- [What you have to do]: Can you output the material exactly as written, minus any pictures it holds?

>> Begin Source data

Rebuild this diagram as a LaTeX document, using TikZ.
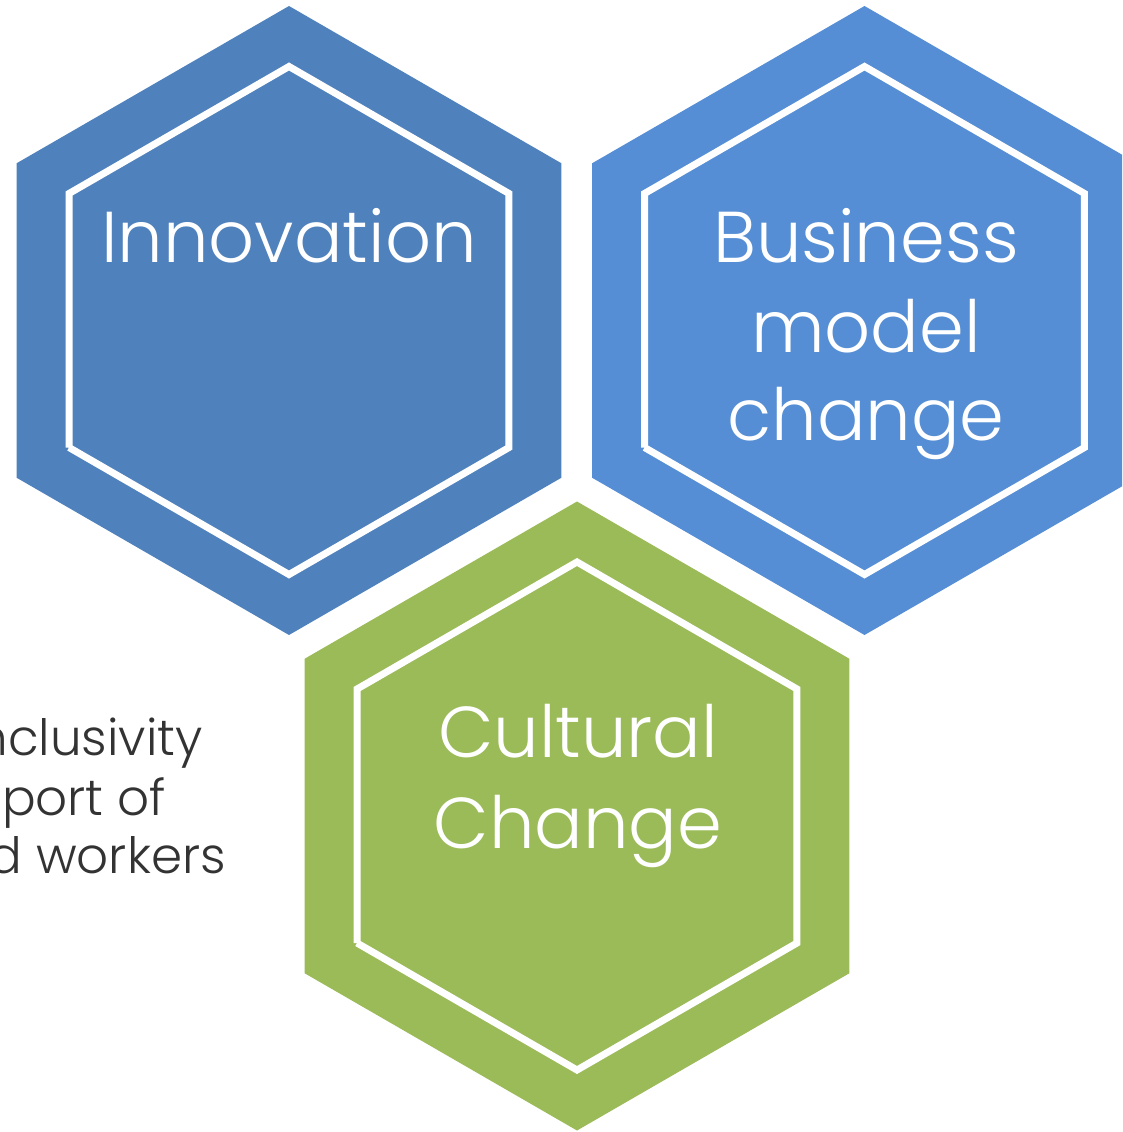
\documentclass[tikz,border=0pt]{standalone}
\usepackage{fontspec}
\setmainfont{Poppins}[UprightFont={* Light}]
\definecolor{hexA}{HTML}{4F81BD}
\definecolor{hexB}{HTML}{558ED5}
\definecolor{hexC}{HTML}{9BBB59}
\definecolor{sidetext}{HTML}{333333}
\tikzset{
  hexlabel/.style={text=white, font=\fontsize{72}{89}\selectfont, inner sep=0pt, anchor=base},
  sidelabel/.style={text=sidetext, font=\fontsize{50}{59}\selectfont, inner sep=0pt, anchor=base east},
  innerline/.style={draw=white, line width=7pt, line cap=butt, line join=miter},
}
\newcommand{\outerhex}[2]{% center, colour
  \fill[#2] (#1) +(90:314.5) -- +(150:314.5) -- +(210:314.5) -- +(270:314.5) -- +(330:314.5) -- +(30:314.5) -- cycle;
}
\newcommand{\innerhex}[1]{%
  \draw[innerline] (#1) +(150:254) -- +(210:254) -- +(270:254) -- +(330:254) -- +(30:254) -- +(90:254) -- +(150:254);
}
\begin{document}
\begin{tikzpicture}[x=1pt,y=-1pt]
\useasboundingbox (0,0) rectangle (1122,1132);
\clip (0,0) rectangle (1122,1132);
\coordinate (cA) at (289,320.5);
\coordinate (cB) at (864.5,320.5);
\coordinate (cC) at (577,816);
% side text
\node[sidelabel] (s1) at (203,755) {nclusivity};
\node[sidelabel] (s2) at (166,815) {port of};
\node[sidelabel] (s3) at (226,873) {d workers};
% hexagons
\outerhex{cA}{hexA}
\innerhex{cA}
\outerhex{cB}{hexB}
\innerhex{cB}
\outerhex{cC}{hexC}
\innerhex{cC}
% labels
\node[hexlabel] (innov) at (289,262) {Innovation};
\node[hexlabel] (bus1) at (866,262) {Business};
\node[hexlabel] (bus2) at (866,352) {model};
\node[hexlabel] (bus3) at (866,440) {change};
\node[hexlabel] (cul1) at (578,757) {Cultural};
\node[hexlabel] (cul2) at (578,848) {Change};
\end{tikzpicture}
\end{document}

>> End Source data

- [Written answer]:
Rebuild this diagram as a LaTeX document, using TikZ.
\documentclass[tikz,border=0pt]{standalone}
\usepackage{fontspec}
\setmainfont{Poppins}[UprightFont={* Light}]
\definecolor{hexA}{HTML}{4F81BD}
\definecolor{hexB}{HTML}{558ED5}
\definecolor{hexC}{HTML}{9BBB59}
\definecolor{sidetext}{HTML}{333333}
\tikzset{
  hexlabel/.style={text=white, font=\fontsize{72}{89}\selectfont, inner sep=0pt, anchor=base},
  sidelabel/.style={text=sidetext, font=\fontsize{50}{59}\selectfont, inner sep=0pt, anchor=base east},
  innerline/.style={draw=white, line width=7pt, line cap=butt, line join=miter},
}
\newcommand{\outerhex}[2]{% center, colour
  \fill[#2] (#1) +(90:314.5) -- +(150:314.5) -- +(210:314.5) -- +(270:314.5) -- +(330:314.5) -- +(30:314.5) -- cycle;
}
\newcommand{\innerhex}[1]{%
  \draw[innerline] (#1) +(150:254) -- +(210:254) -- +(270:254) -- +(330:254) -- +(30:254) -- +(90:254) -- +(150:254);
}
\begin{document}
\begin{tikzpicture}[x=1pt,y=-1pt]
\useasboundingbox (0,0) rectangle (1122,1132);
\clip (0,0) rectangle (1122,1132);
\coordinate (cA) at (289,320.5);
\coordinate (cB) at (864.5,320.5);
\coordinate (cC) at (577,816);
% side text
\node[sidelabel] (s1) at (203,755) {nclusivity};
\node[sidelabel] (s2) at (166,815) {port of};
\node[sidelabel] (s3) at (226,873) {d workers};
% hexagons
\outerhex{cA}{hexA}
\innerhex{cA}
\outerhex{cB}{hexB}
\innerhex{cB}
\outerhex{cC}{hexC}
\innerhex{cC}
% labels
\node[hexlabel] (innov) at (289,262) {Innovation};
\node[hexlabel] (bus1) at (866,262) {Business};
\node[hexlabel] (bus2) at (866,352) {model};
\node[hexlabel] (bus3) at (866,440) {change};
\node[hexlabel] (cul1) at (578,757) {Cultural};
\node[hexlabel] (cul2) at (578,848) {Change};
\end{tikzpicture}
\end{document}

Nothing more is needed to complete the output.